Start of DATA EXTRACT

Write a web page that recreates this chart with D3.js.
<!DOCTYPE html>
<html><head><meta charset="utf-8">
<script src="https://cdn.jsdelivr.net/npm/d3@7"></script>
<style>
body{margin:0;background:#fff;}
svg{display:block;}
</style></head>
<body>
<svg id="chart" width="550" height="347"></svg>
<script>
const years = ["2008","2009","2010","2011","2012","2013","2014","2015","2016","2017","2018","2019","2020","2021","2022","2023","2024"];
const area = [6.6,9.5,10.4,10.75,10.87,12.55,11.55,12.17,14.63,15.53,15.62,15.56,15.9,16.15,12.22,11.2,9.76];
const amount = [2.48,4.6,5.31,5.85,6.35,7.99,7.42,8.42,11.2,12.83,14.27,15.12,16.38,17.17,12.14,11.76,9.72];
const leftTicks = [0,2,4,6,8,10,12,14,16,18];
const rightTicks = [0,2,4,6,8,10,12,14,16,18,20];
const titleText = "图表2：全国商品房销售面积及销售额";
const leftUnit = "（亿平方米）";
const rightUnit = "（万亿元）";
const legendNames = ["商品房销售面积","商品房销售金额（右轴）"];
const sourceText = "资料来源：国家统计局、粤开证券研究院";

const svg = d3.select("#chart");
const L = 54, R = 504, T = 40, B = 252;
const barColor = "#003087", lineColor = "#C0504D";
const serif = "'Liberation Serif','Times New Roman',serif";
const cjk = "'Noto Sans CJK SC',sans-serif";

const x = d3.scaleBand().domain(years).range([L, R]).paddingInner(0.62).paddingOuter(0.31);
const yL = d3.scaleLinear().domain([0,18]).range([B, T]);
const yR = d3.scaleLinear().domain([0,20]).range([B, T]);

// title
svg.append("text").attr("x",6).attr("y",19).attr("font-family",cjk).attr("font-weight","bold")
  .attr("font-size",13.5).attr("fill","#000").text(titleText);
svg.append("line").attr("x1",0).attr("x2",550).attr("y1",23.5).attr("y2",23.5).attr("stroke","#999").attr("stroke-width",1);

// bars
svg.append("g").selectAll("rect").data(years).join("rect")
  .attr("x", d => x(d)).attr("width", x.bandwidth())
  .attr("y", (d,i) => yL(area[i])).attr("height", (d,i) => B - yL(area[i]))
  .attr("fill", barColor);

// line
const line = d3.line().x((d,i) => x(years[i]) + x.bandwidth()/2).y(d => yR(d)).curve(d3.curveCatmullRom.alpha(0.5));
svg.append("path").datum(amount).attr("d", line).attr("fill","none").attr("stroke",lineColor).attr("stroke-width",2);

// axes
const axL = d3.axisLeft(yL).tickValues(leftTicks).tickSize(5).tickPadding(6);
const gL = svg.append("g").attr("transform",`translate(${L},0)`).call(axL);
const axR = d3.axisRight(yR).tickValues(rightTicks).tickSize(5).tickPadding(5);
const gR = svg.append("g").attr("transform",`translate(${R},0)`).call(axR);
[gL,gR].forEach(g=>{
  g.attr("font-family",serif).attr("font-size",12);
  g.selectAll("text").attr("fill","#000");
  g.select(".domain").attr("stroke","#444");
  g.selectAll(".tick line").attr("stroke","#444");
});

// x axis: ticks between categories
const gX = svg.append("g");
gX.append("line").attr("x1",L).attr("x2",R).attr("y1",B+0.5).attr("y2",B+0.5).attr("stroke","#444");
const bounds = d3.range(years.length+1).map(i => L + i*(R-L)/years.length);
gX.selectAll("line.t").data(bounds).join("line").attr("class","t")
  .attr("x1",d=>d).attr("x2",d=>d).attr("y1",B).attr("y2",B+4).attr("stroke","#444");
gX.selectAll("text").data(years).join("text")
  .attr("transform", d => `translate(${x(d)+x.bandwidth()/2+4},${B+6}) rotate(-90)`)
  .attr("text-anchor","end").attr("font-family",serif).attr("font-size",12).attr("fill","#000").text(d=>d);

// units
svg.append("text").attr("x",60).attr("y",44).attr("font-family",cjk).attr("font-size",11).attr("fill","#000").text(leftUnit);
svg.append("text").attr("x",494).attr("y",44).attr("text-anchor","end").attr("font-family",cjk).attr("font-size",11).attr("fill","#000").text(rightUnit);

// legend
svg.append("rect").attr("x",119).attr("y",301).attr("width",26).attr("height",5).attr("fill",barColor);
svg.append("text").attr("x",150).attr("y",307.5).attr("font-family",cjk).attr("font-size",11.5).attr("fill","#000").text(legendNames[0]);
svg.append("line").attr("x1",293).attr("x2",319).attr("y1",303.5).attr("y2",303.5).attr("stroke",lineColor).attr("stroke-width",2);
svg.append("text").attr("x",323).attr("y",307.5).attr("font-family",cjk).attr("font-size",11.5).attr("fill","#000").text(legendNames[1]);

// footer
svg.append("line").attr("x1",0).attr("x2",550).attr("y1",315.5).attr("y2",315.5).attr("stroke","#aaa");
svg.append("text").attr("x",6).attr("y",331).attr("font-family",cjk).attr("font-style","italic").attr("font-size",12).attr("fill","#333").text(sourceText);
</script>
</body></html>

End of DATA EXTRACT

--- TASK GOAL ---
Print back all the lines verbatim.

--- FULL OUTPUT ---
Write a web page that recreates this chart with D3.js.
<!DOCTYPE html>
<html><head><meta charset="utf-8">
<script src="https://cdn.jsdelivr.net/npm/d3@7"></script>
<style>
body{margin:0;background:#fff;}
svg{display:block;}
</style></head>
<body>
<svg id="chart" width="550" height="347"></svg>
<script>
const years = ["2008","2009","2010","2011","2012","2013","2014","2015","2016","2017","2018","2019","2020","2021","2022","2023","2024"];
const area = [6.6,9.5,10.4,10.75,10.87,12.55,11.55,12.17,14.63,15.53,15.62,15.56,15.9,16.15,12.22,11.2,9.76];
const amount = [2.48,4.6,5.31,5.85,6.35,7.99,7.42,8.42,11.2,12.83,14.27,15.12,16.38,17.17,12.14,11.76,9.72];
const leftTicks = [0,2,4,6,8,10,12,14,16,18];
const rightTicks = [0,2,4,6,8,10,12,14,16,18,20];
const titleText = "图表2：全国商品房销售面积及销售额";
const leftUnit = "（亿平方米）";
const rightUnit = "（万亿元）";
const legendNames = ["商品房销售面积","商品房销售金额（右轴）"];
const sourceText = "资料来源：国家统计局、粤开证券研究院";

const svg = d3.select("#chart");
const L = 54, R = 504, T = 40, B = 252;
const barColor = "#003087", lineColor = "#C0504D";
const serif = "'Liberation Serif','Times New Roman',serif";
const cjk = "'Noto Sans CJK SC',sans-serif";

const x = d3.scaleBand().domain(years).range([L, R]).paddingInner(0.62).paddingOuter(0.31);
const yL = d3.scaleLinear().domain([0,18]).range([B, T]);
const yR = d3.scaleLinear().domain([0,20]).range([B, T]);

// title
svg.append("text").attr("x",6).attr("y",19).attr("font-family",cjk).attr("font-weight","bold")
  .attr("font-size",13.5).attr("fill","#000").text(titleText);
svg.append("line").attr("x1",0).attr("x2",550).attr("y1",23.5).attr("y2",23.5).attr("stroke","#999").attr("stroke-width",1);

// bars
svg.append("g").selectAll("rect").data(years).join("rect")
  .attr("x", d => x(d)).attr("width", x.bandwidth())
  .attr("y", (d,i) => yL(area[i])).attr("height", (d,i) => B - yL(area[i]))
  .attr("fill", barColor);

// line
const line = d3.line().x((d,i) => x(years[i]) + x.bandwidth()/2).y(d => yR(d)).curve(d3.curveCatmullRom.alpha(0.5));
svg.append("path").datum(amount).attr("d", line).attr("fill","none").attr("stroke",lineColor).attr("stroke-width",2);

// axes
const axL = d3.axisLeft(yL).tickValues(leftTicks).tickSize(5).tickPadding(6);
const gL = svg.append("g").attr("transform",`translate(${L},0)`).call(axL);
const axR = d3.axisRight(yR).tickValues(rightTicks).tickSize(5).tickPadding(5);
const gR = svg.append("g").attr("transform",`translate(${R},0)`).call(axR);
[gL,gR].forEach(g=>{
  g.attr("font-family",serif).attr("font-size",12);
  g.selectAll("text").attr("fill","#000");
  g.select(".domain").attr("stroke","#444");
  g.selectAll(".tick line").attr("stroke","#444");
});

// x axis: ticks between categories
const gX = svg.append("g");
gX.append("line").attr("x1",L).attr("x2",R).attr("y1",B+0.5).attr("y2",B+0.5).attr("stroke","#444");
const bounds = d3.range(years.length+1).map(i => L + i*(R-L)/years.length);
gX.selectAll("line.t").data(bounds).join("line").attr("class","t")
  .attr("x1",d=>d).attr("x2",d=>d).attr("y1",B).attr("y2",B+4).attr("stroke","#444");
gX.selectAll("text").data(years).join("text")
  .attr("transform", d => `translate(${x(d)+x.bandwidth()/2+4},${B+6}) rotate(-90)`)
  .attr("text-anchor","end").attr("font-family",serif).attr("font-size",12).attr("fill","#000").text(d=>d);

// units
svg.append("text").attr("x",60).attr("y",44).attr("font-family",cjk).attr("font-size",11).attr("fill","#000").text(leftUnit);
svg.append("text").attr("x",494).attr("y",44).attr("text-anchor","end").attr("font-family",cjk).attr("font-size",11).attr("fill","#000").text(rightUnit);

// legend
svg.append("rect").attr("x",119).attr("y",301).attr("width",26).attr("height",5).attr("fill",barColor);
svg.append("text").attr("x",150).attr("y",307.5).attr("font-family",cjk).attr("font-size",11.5).attr("fill","#000").text(legendNames[0]);
svg.append("line").attr("x1",293).attr("x2",319).attr("y1",303.5).attr("y2",303.5).attr("stroke",lineColor).attr("stroke-width",2);
svg.append("text").attr("x",323).attr("y",307.5).attr("font-family",cjk).attr("font-size",11.5).attr("fill","#000").text(legendNames[1]);

// footer
svg.append("line").attr("x1",0).attr("x2",550).attr("y1",315.5).attr("y2",315.5).attr("stroke","#aaa");
svg.append("text").attr("x",6).attr("y",331).attr("font-family",cjk).attr("font-style","italic").attr("font-size",12).attr("fill","#333").text(sourceText);
</script>
</body></html>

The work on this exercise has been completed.